It may sound shocking, but in some cases, a homeless person could have a higher net worth than someone living a seemingly better life with substantial debt. Net worth is a simple equation: what you own (assets) minus what you owe (liabilities). For people with significant debt, especially without meaningful assets to offset it, their net worth could be zero—or even negative. In contrast, a homeless person with no debts technically has a net worth of zero, making it higher than someone deeply in the red.
This comparison isn’t meant to diminish the struggles of homelessness, but it does raise questions about spending habits, our reliance on credit, and what it truly means to “live a good life.” Let’s examine what this reveals about financial behaviors and the realities of debt.
The Illusion of Living Well on Credit
For many people, credit creates the illusion of wealth. It enables them to live a life that appears prosperous—new cars, nice homes, frequent dining out, vacations—but this lifestyle may rest entirely on borrowed money. The result is that while their quality of life might seem high, their financial health is deteriorating beneath the surface.
The Debt Trap:
- Easy Access to Credit: Credit cards, personal loans, and buy-now-pay-later services make it easy to spend beyond one’s means.
- High-Interest Payments: Over time, high-interest rates can make even modest debts balloon, trapping people in a cycle of borrowing to pay off previous borrowing.
- Deferred Consequences: Because the impact of debt isn’t immediate, it’s easy to prioritize short-term gratification over long-term financial health.
What this means is that people with significant debt may appear to have a higher standard of living, but their financial reality is grim.
Net Worth: The Great Equalizer
Net worth strips away the illusion of wealth and focuses on the raw numbers. A person with a $500,000 home but $600,000 in debt has a negative net worth of $100,000. By contrast, someone with no home, no possessions, but also no debt has a net worth of zero.
This stark comparison reveals a sobering truth: material possessions and lifestyle don’t always equate to financial stability.
What It Says About Spending Habits:
- Living Beyond Means:
Many people prioritize lifestyle over financial health, spending more than they earn and accumulating debt to fill the gap. - Mismanagement of Credit:
Instead of using credit as a tool for strategic purchases or emergencies, many people use it to sustain day-to-day expenses, creating long-term financial strain. - Lack of Savings:
Heavy reliance on credit often correlates with minimal savings, leaving people vulnerable to financial emergencies and further debt.

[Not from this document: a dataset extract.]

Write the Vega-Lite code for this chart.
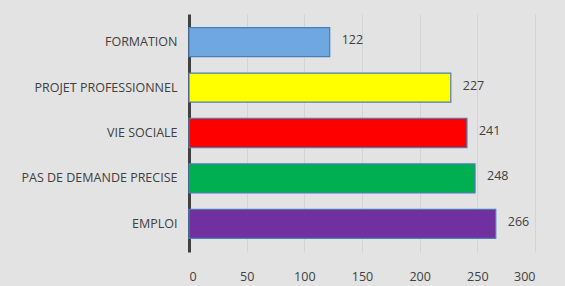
{
  "$schema": "https://vega.github.io/schema/vega-lite/v6.json",
  "width": 346,
  "height": 238,
  "padding": {"left": 189, "top": 14, "right": 30, "bottom": 34},
  "autosize": {"type": "none"},
  "background": "#e3e3e3",
  "data": {"values": [
    {"cat": "FORMATION", "n": 122, "color": "#6fa8e0"},
    {"cat": "PROJET PROFESSIONNEL", "n": 227, "color": "#ffff00"},
    {"cat": "VIE SOCIALE", "n": 241, "color": "#ff0000"},
    {"cat": "PAS DE DEMANDE PRECISE", "n": 248, "color": "#00b050"},
    {"cat": "EMPLOI", "n": 266, "color": "#7030a0"}
  ]},
  "encoding": {
    "y": {"field": "cat", "type": "nominal", "sort": null,
      "scale": {"paddingInner": 0.36, "paddingOuter": 0.3},
      "axis": {"title": null, "domainColor": "#404040", "domainWidth": 3, "ticks": false,
        "labelFont": "Open Sans", "labelFontSize": 12.5, "labelColor": "#404040", "labelPadding": 12, "grid": false, "labelLimit": 200}},
    "x": {"field": "n", "type": "quantitative",
      "scale": {"domain": [0, 300]},
      "axis": {"title": null, "values": [0, 50, 100, 150, 200, 250, 300], "domain": false, "ticks": false,
        "grid": true, "gridColor": "#d4d4d4", "labelFont": "Open Sans", "labelFontSize": 12.5, "labelColor": "#404040", "labelPadding": 18}}
  },
  "layer": [
    {"mark": {"type": "bar", "stroke": "#4a7ebb", "strokeWidth": 1.2},
     "encoding": {"color": {"field": "color", "type": "nominal", "scale": null}}},
    {"mark": {"type": "text", "align": "left", "dx": 12, "dy": -2, "font": "Open Sans", "fontSize": 12.5, "color": "#404040"},
     "encoding": {"text": {"field": "n", "type": "quantitative"}}}
  ],
  "config": {"view": {"stroke": null}}
}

What Debt Says About Living a “Good Life”
Debt allows people to access experiences, goods, and opportunities they might not otherwise afford. In this way, it can genuinely improve quality of life—at least temporarily. For example:
- A mortgage allows someone to live in a home they love rather than renting indefinitely.
- A loan can fund higher education, potentially leading to better career opportunities.
- Credit cards enable travel or emergency expenses without immediate cash on hand.
However, the “good life” that debt supports often comes with a steep price. If debt grows beyond one’s ability to repay it, the stress, financial instability, and long-term consequences can far outweigh the short-term benefits.
The Hidden Costs of Debt
While debt can make life feel more comfortable in the moment, it can also limit future choices:
- Reduced Financial Freedom:
High monthly payments toward debt leave less room for savings, investments, or discretionary spending. - Emotional Stress:
The weight of debt can lead to anxiety, depression, and strained relationships, detracting from overall quality of life. - Vulnerability:
Living on credit leaves little margin for error. A single unexpected expense or income loss can trigger financial disaster.
Lessons to Learn From This Comparison
The idea that a homeless person could have a higher net worth than someone living on debt is a reminder of how critical financial management is. It doesn’t mean that living with no debt is easy or that homelessness is preferable—far from it. Instead, it highlights the importance of balancing lifestyle with financial health.
How to Avoid the Debt Trap:
- Live Below Your Means:
Spend less than you earn, and prioritize saving for the future over immediate gratification. - Use Credit Strategically:
Treat credit as a tool, not a crutch. Borrow only what you can repay comfortably, and focus on building assets rather than accumulating liabilities. - Build Emergency Savings:
A financial cushion can prevent reliance on credit during unexpected hardships. - Focus on Long-Term Wealth:
Invest in assets that appreciate over time, like real estate or retirement funds, rather than spending on depreciating items like cars or luxury goods.
The Bottom Line
A good life is more than appearances. True financial stability and freedom come from living within your means, building assets, and minimizing debt. While credit can temporarily elevate your lifestyle, it often comes at the cost of future well-being.
The comparison between those with debt and those without highlights a stark reality: wealth isn’t about what you own; it’s about what you owe. By focusing on net worth rather than lifestyle, we can make choices that lead to not just a “good life” today, but a secure and fulfilling life in the years to come.